Anti-squat on a single-pivot bike is generally really good with the pivot close to the top of the chainring.

The AS on this frame is around 142% at 60mm sag and 130% on the Titanium high-pivot version. As you get deeper into the travel the AS is not important as you won’t be pedalling. In harder gears, you accelerate less so it can be lower without a problem, although on this design the AS increases in the harder gears too.

Again suspension setup comes into play and this bike has a nice custom-tuned shock for support, this bike pedals really well seated on roads and sprints with no bobbing. The only place it could be more supportive is on technical climbs through dips and up steps to support your bodyweight movements more - I’ve found the best solution for this issue on any bike is a Cane Creek DB or Kitsuma whose climb switch makes any bike awesome on the pedals.

One downside of anti-squat is pedal kickback, especially for flat pedal riders. On my other bikes, I have a high pivot + idler whereas here I designed this bike around the OChain.

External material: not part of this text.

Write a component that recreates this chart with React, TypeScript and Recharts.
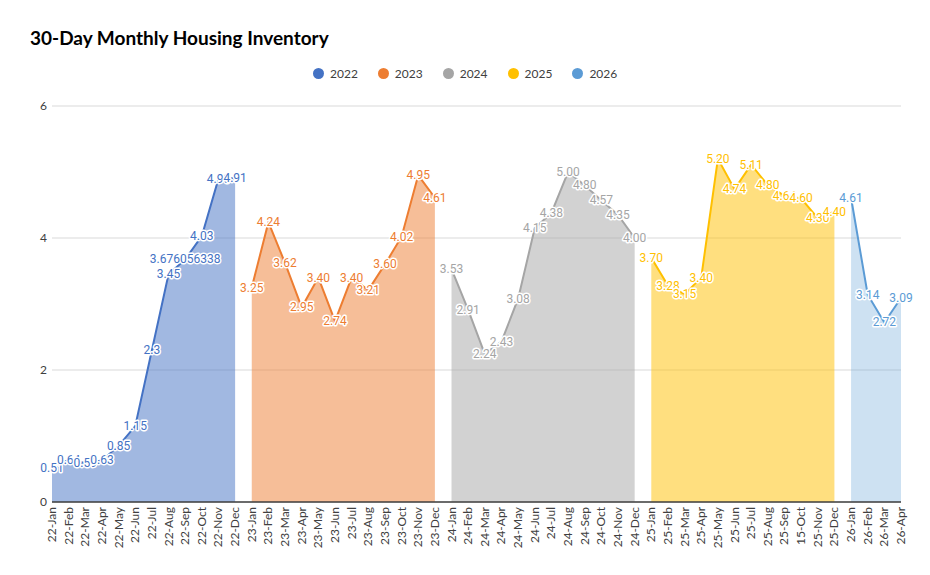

I found using the Ochain R version with the easy-to-switch degrees of float that 4º is fine for the majority of riding to just take the sting out of any chain tension. There are 20º of PK across the entire 200mm travel, but the majority of bumps are much smaller. For a few rougher bike park days I switched up to 12º.

High V Low Pivot?

I had tons of questions about this: why this bike isn’t a high pivot and which is better. This was something I wanted to double-check on very similar machines.

Axle path on the low pivot gives about 3mm rearward travel.

TheAxle path on the high-pivot gives about 11mm rearward travel.

This bike isn’t a high pivot as I wanted it to have a more sporty feel and also be switched in to trail/extreme downcountry mode with lighter wheels and shorter travel. It did this precisely, it’s better on the pedals thanks to increased AS and the direct connection between the chainring and cassette, but doesn’t quite eat up the bumps so well thanks to the less-rearward axle path.

The higher pivot bikes are better in the rough surely, but are more of a drag on the climbs. The titanium bike eats up the bumps better, but it also has the sprung/unsprung mass advantage of the Pinion compared to the heavy 12spd XT on the rear axle of this bike.

Verdict

I started this article saying that there is nothing wrong with a single pivot, and I really believe that to be true and the proof is in the pudding. If a bike pedals damn well, is balanced on the brakes, is supple with plenty of midstroke and bottom-out support then that’s nearly all of the battle won!